TASK TO CARRY OUT: Retype every line from the start of the data down to and including the line with "59.4, 71.6, 85.8];". Skip the pictures.
>>
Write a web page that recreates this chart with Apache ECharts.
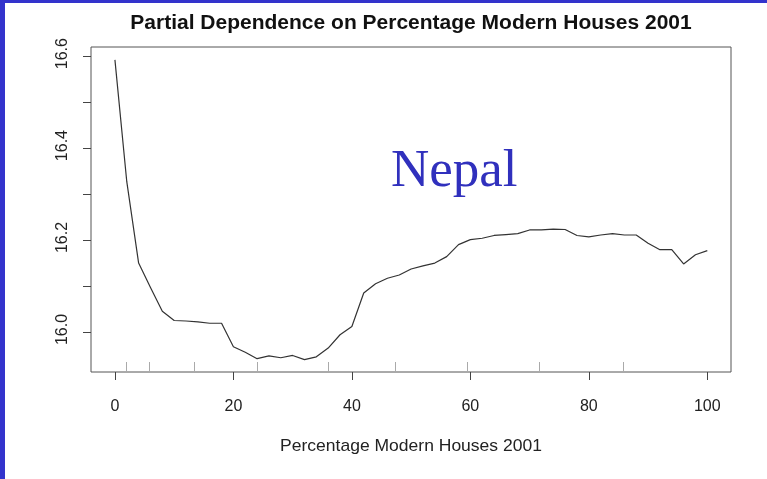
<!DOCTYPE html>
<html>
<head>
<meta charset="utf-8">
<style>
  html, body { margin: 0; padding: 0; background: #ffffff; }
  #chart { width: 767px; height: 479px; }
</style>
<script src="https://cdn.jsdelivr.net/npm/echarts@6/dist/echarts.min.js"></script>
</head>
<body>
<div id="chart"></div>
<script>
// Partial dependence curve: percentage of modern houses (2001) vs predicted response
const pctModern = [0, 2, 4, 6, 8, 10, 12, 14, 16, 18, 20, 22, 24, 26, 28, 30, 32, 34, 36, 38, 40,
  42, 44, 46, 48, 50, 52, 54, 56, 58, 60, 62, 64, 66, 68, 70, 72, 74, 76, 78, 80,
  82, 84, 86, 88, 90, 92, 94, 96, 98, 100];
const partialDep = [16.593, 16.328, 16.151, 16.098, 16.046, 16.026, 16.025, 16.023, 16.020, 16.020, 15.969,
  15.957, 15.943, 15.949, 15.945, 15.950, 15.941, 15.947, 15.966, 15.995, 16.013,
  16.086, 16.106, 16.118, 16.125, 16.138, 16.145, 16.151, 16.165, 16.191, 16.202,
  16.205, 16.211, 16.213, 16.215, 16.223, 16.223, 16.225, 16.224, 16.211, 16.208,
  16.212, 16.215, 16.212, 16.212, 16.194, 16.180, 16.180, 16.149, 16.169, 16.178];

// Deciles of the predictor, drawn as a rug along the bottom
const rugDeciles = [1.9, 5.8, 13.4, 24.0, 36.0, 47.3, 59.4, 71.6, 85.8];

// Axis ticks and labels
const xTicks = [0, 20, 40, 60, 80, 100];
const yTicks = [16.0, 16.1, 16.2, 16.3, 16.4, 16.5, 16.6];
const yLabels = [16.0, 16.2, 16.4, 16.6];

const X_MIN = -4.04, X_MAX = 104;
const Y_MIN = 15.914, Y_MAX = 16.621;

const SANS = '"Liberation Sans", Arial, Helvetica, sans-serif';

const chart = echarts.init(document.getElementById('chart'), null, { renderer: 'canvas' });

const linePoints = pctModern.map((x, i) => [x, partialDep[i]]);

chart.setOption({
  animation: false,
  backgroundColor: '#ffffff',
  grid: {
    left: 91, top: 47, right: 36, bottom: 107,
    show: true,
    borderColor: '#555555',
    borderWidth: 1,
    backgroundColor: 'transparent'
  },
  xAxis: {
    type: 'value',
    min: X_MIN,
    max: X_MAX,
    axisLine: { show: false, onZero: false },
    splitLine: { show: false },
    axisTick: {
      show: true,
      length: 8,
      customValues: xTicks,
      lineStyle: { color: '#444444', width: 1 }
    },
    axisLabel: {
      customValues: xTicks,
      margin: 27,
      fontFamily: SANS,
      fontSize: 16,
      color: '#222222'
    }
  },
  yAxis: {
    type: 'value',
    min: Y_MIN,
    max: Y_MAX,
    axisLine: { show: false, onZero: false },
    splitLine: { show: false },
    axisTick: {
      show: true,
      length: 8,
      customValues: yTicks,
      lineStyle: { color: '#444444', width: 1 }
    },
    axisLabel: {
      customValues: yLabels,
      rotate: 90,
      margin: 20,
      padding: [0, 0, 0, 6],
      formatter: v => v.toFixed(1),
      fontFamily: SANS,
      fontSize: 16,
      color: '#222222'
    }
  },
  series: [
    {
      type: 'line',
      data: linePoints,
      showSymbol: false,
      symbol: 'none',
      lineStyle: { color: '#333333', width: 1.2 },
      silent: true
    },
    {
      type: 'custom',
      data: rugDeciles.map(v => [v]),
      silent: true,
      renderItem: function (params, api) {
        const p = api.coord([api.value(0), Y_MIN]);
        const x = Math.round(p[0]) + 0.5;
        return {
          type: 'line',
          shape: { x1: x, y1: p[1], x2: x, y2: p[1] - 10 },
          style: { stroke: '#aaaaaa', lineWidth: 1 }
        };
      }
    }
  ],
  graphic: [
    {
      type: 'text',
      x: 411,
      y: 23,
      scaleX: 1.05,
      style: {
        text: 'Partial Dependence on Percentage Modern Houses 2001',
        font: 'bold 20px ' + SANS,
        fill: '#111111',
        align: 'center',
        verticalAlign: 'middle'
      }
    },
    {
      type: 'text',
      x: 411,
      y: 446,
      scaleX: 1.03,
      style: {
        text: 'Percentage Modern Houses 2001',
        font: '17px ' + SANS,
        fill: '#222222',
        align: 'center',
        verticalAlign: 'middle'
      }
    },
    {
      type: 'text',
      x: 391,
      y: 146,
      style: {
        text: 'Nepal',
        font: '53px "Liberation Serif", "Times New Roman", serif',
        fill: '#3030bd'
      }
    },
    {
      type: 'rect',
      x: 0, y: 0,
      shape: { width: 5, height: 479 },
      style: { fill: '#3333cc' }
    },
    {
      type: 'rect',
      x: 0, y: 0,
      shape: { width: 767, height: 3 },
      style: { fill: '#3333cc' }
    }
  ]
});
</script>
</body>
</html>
<<
PROBLEM SOLUTION:
Write a web page that recreates this chart with Apache ECharts.
<!DOCTYPE html>
<html>
<head>
<meta charset="utf-8">
<style>
  html, body { margin: 0; padding: 0; background: #ffffff; }
  #chart { width: 767px; height: 479px; }
</style>
<script src="https://cdn.jsdelivr.net/npm/echarts@6/dist/echarts.min.js"></script>
</head>
<body>
<div id="chart"></div>
<script>
// Partial dependence curve: percentage of modern houses (2001) vs predicted response
const pctModern = [0, 2, 4, 6, 8, 10, 12, 14, 16, 18, 20, 22, 24, 26, 28, 30, 32, 34, 36, 38, 40,
  42, 44, 46, 48, 50, 52, 54, 56, 58, 60, 62, 64, 66, 68, 70, 72, 74, 76, 78, 80,
  82, 84, 86, 88, 90, 92, 94, 96, 98, 100];
const partialDep = [16.593, 16.328, 16.151, 16.098, 16.046, 16.026, 16.025, 16.023, 16.020, 16.020, 15.969,
  15.957, 15.943, 15.949, 15.945, 15.950, 15.941, 15.947, 15.966, 15.995, 16.013,
  16.086, 16.106, 16.118, 16.125, 16.138, 16.145, 16.151, 16.165, 16.191, 16.202,
  16.205, 16.211, 16.213, 16.215, 16.223, 16.223, 16.225, 16.224, 16.211, 16.208,
  16.212, 16.215, 16.212, 16.212, 16.194, 16.180, 16.180, 16.149, 16.169, 16.178];

// Deciles of the predictor, drawn as a rug along the bottom
const rugDeciles = [1.9, 5.8, 13.4, 24.0, 36.0, 47.3, 59.4, 71.6, 85.8];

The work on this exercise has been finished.